__Source excerpt__:
• • • • • • •

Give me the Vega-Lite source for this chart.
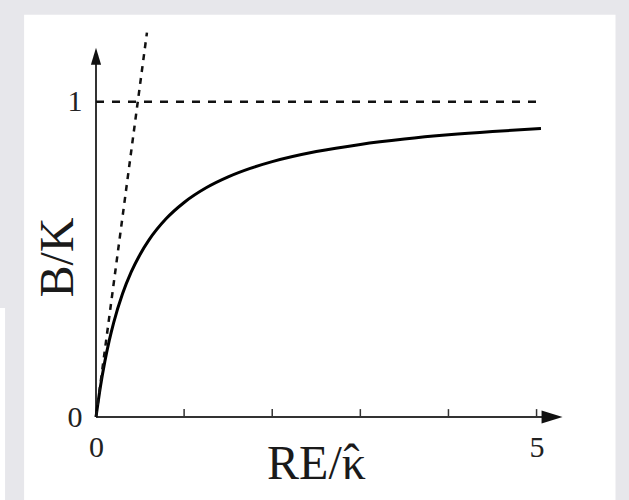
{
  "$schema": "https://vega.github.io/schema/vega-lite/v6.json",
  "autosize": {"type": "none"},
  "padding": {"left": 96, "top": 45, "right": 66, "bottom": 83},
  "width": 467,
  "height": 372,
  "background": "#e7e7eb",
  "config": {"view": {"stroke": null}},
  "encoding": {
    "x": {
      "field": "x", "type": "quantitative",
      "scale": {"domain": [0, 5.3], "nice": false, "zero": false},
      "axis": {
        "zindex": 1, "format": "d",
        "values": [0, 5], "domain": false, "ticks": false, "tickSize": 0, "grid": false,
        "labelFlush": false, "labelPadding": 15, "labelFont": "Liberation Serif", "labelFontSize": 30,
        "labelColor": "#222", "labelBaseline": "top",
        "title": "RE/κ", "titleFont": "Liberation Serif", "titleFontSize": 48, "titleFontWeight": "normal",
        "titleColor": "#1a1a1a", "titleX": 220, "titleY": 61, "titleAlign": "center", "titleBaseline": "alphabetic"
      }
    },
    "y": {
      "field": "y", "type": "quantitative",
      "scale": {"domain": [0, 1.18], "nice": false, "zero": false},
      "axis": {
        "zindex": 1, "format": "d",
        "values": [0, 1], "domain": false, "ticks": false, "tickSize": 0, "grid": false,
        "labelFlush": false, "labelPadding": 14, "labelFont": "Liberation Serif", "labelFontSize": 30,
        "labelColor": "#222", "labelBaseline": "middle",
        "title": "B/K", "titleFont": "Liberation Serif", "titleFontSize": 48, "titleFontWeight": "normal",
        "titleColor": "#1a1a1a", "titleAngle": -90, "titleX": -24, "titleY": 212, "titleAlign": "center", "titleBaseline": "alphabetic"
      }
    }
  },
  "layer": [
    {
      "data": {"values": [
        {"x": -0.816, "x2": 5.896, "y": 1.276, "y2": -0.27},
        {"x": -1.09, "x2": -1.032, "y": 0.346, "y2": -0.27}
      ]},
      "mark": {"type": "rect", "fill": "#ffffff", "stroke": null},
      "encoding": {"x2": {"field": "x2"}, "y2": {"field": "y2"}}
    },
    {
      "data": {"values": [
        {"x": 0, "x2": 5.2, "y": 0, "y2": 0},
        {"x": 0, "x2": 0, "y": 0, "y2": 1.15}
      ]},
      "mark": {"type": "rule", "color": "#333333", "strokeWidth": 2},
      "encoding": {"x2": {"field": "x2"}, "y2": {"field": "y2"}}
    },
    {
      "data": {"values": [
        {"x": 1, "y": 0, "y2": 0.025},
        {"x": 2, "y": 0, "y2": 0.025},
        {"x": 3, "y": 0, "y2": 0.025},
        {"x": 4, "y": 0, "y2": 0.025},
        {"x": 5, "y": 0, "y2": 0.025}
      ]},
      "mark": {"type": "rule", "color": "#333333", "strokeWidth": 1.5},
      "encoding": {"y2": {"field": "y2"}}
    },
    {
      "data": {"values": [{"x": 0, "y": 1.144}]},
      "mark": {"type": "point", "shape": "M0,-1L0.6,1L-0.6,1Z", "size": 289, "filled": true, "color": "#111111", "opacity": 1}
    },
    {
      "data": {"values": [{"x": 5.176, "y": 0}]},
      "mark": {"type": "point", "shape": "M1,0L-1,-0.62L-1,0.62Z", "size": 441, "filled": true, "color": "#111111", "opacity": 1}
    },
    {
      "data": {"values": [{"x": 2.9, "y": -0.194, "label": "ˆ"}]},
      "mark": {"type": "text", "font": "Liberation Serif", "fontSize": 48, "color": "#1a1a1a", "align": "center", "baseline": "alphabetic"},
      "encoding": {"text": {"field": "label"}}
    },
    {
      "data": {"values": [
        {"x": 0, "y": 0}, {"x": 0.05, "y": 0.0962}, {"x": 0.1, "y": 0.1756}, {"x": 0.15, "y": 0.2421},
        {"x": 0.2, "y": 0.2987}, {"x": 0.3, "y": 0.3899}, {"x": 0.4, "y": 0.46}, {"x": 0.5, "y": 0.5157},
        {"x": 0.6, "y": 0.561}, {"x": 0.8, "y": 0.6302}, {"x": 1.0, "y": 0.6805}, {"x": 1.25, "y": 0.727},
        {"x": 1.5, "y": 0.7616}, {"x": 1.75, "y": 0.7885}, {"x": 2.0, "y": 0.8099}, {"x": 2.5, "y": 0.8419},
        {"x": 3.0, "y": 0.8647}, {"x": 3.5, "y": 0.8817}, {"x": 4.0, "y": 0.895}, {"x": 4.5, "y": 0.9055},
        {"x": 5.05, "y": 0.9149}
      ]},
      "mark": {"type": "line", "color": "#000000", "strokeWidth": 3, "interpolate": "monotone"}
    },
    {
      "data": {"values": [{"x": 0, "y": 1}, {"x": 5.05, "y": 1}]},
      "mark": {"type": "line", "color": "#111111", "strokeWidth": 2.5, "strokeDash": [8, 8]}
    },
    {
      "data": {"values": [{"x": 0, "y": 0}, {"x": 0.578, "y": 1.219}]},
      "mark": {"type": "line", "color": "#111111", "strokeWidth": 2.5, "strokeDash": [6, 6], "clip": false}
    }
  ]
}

• • • • • • •

__What is asked__: Could you repeat all of the material exactly? Pictures should not be copied.

__Right answer__:
Give me the Vega-Lite source for this chart.
{
  "$schema": "https://vega.github.io/schema/vega-lite/v6.json",
  "autosize": {"type": "none"},
  "padding": {"left": 96, "top": 45, "right": 66, "bottom": 83},
  "width": 467,
  "height": 372,
  "background": "#e7e7eb",
  "config": {"view": {"stroke": null}},
  "encoding": {
    "x": {
      "field": "x", "type": "quantitative",
      "scale": {"domain": [0, 5.3], "nice": false, "zero": false},
      "axis": {
        "zindex": 1, "format": "d",
        "values": [0, 5], "domain": false, "ticks": false, "tickSize": 0, "grid": false,
        "labelFlush": false, "labelPadding": 15, "labelFont": "Liberation Serif", "labelFontSize": 30,
        "labelColor": "#222", "labelBaseline": "top",
        "title": "RE/κ", "titleFont": "Liberation Serif", "titleFontSize": 48, "titleFontWeight": "normal",
        "titleColor": "#1a1a1a", "titleX": 220, "titleY": 61, "titleAlign": "center", "titleBaseline": "alphabetic"
      }
    },
    "y": {
      "field": "y", "type": "quantitative",
      "scale": {"domain": [0, 1.18], "nice": false, "zero": false},
      "axis": {
        "zindex": 1, "format": "d",
        "values": [0, 1], "domain": false, "ticks": false, "tickSize": 0, "grid": false,
        "labelFlush": false, "labelPadding": 14, "labelFont": "Liberation Serif", "labelFontSize": 30,
        "labelColor": "#222", "labelBaseline": "middle",
        "title": "B/K", "titleFont": "Liberation Serif", "titleFontSize": 48, "titleFontWeight": "normal",
        "titleColor": "#1a1a1a", "titleAngle": -90, "titleX": -24, "titleY": 212, "titleAlign": "center", "titleBaseline": "alphabetic"
      }
    }
  },
  "layer": [
    {
      "data": {"values": [
        {"x": -0.816, "x2": 5.896, "y": 1.276, "y2": -0.27},
        {"x": -1.09, "x2": -1.032, "y": 0.346, "y2": -0.27}
      ]},
      "mark": {"type": "rect", "fill": "#ffffff", "stroke": null},
      "encoding": {"x2": {"field": "x2"}, "y2": {"field": "y2"}}
    },
    {
      "data": {"values": [
        {"x": 0, "x2": 5.2, "y": 0, "y2": 0},
        {"x": 0, "x2": 0, "y": 0, "y2": 1.15}
      ]},
      "mark": {"type": "rule", "color": "#333333", "strokeWidth": 2},
      "encoding": {"x2": {"field": "x2"}, "y2": {"field": "y2"}}
    },
    {
      "data": {"values": [
        {"x": 1, "y": 0, "y2": 0.025},
        {"x": 2, "y": 0, "y2": 0.025},
        {"x": 3, "y": 0, "y2": 0.025},
        {"x": 4, "y": 0, "y2": 0.025},
        {"x": 5, "y": 0, "y2": 0.025}
      ]},
      "mark": {"type": "rule", "color": "#333333", "strokeWidth": 1.5},
      "encoding": {"y2": {"field": "y2"}}
    },
    {
      "data": {"values": [{"x": 0, "y": 1.144}]},
      "mark": {"type": "point", "shape": "M0,-1L0.6,1L-0.6,1Z", "size": 289, "filled": true, "color": "#111111", "opacity": 1}
    },
    {
      "data": {"values": [{"x": 5.176, "y": 0}]},
      "mark": {"type": "point", "shape": "M1,0L-1,-0.62L-1,0.62Z", "size": 441, "filled": true, "color": "#111111", "opacity": 1}
    },
    {
      "data": {"values": [{"x": 2.9, "y": -0.194, "label": "ˆ"}]},
      "mark": {"type": "text", "font": "Liberation Serif", "fontSize": 48, "color": "#1a1a1a", "align": "center", "baseline": "alphabetic"},
      "encoding": {"text": {"field": "label"}}
    },
    {
      "data": {"values": [
        {"x": 0, "y": 0}, {"x": 0.05, "y": 0.0962}, {"x": 0.1, "y": 0.1756}, {"x": 0.15, "y": 0.2421},
        {"x": 0.2, "y": 0.2987}, {"x": 0.3, "y": 0.3899}, {"x": 0.4, "y": 0.46}, {"x": 0.5, "y": 0.5157},
        {"x": 0.6, "y": 0.561}, {"x": 0.8, "y": 0.6302}, {"x": 1.0, "y": 0.6805}, {"x": 1.25, "y": 0.727},
        {"x": 1.5, "y": 0.7616}, {"x": 1.75, "y": 0.7885}, {"x": 2.0, "y": 0.8099}, {"x": 2.5, "y": 0.8419},
        {"x": 3.0, "y": 0.8647}, {"x": 3.5, "y": 0.8817}, {"x": 4.0, "y": 0.895}, {"x": 4.5, "y": 0.9055},
        {"x": 5.05, "y": 0.9149}
      ]},
      "mark": {"type": "line", "color": "#000000", "strokeWidth": 3, "interpolate": "monotone"}
    },
    {
      "data": {"values": [{"x": 0, "y": 1}, {"x": 5.05, "y": 1}]},
      "mark": {"type": "line", "color": "#111111", "strokeWidth": 2.5, "strokeDash": [8, 8]}
    },
    {
      "data": {"values": [{"x": 0, "y": 0}, {"x": 0.578, "y": 1.219}]},
      "mark": {"type": "line", "color": "#111111", "strokeWidth": 2.5, "strokeDash": [6, 6], "clip": false}
    }
  ]
}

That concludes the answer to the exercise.